# Code that draws figures:
######
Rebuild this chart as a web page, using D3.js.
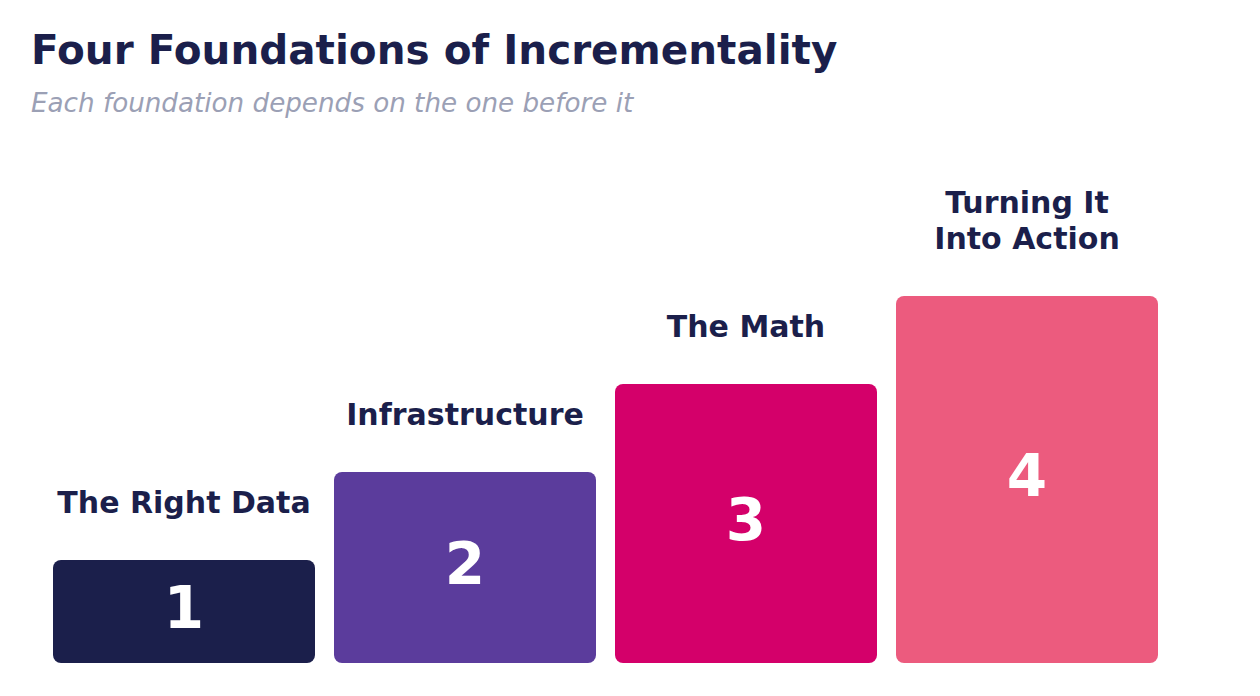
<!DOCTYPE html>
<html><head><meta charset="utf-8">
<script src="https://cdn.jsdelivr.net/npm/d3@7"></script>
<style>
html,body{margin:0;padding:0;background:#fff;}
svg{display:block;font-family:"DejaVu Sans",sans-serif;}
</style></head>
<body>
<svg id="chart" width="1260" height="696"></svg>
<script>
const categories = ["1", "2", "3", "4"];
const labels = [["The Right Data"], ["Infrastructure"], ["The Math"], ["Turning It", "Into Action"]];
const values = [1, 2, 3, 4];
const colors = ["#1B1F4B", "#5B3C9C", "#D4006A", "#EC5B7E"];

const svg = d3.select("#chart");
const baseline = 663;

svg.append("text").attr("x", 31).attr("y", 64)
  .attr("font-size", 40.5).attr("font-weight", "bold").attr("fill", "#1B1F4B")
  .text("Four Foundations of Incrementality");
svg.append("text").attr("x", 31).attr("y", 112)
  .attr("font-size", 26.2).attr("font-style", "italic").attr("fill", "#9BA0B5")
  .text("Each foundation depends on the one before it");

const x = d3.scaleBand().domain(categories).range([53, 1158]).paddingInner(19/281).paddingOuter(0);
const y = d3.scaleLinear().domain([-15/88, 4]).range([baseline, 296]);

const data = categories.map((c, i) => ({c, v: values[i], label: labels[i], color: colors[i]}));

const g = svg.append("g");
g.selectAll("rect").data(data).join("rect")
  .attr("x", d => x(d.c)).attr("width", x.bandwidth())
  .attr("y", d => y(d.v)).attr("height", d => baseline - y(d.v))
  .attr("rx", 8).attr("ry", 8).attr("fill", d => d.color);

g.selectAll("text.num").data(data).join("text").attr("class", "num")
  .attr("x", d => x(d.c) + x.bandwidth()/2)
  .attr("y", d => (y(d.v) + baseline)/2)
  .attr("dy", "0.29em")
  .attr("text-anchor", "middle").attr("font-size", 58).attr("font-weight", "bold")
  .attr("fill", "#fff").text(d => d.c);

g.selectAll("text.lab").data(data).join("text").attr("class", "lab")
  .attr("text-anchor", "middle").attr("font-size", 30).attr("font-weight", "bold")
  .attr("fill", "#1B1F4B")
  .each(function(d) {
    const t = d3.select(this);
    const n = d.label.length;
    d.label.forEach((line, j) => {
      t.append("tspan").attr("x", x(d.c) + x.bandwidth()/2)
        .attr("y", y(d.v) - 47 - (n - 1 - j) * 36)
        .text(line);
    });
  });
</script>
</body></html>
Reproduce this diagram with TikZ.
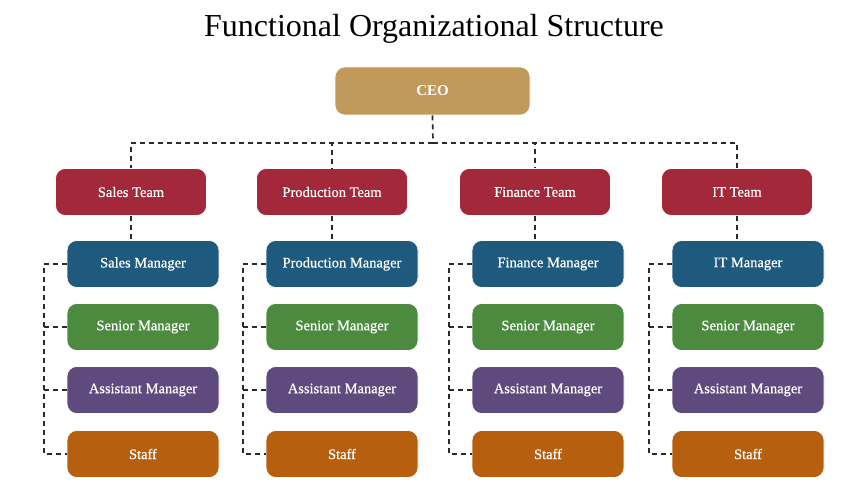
######
# EXERCISE PROMPT:
Repeat word for word the lines above, from the first entry through the line containing "const data = categories.map((c, i)", with both ends kept and the pictures dropped.

# OUTPUT:
Rebuild this chart as a web page, using D3.js.
<!DOCTYPE html>
<html><head><meta charset="utf-8">
<script src="https://cdn.jsdelivr.net/npm/d3@7"></script>
<style>
html,body{margin:0;padding:0;background:#fff;}
svg{display:block;font-family:"DejaVu Sans",sans-serif;}
</style></head>
<body>
<svg id="chart" width="1260" height="696"></svg>
<script>
const categories = ["1", "2", "3", "4"];
const labels = [["The Right Data"], ["Infrastructure"], ["The Math"], ["Turning It", "Into Action"]];
const values = [1, 2, 3, 4];
const colors = ["#1B1F4B", "#5B3C9C", "#D4006A", "#EC5B7E"];

const svg = d3.select("#chart");
const baseline = 663;

svg.append("text").attr("x", 31).attr("y", 64)
  .attr("font-size", 40.5).attr("font-weight", "bold").attr("fill", "#1B1F4B")
  .text("Four Foundations of Incrementality");
svg.append("text").attr("x", 31).attr("y", 112)
  .attr("font-size", 26.2).attr("font-style", "italic").attr("fill", "#9BA0B5")
  .text("Each foundation depends on the one before it");

const x = d3.scaleBand().domain(categories).range([53, 1158]).paddingInner(19/281).paddingOuter(0);
const y = d3.scaleLinear().domain([-15/88, 4]).range([baseline, 296]);

const data = categories.map((c, i) => ({c, v: values[i], label: labels[i], color: colors[i]}));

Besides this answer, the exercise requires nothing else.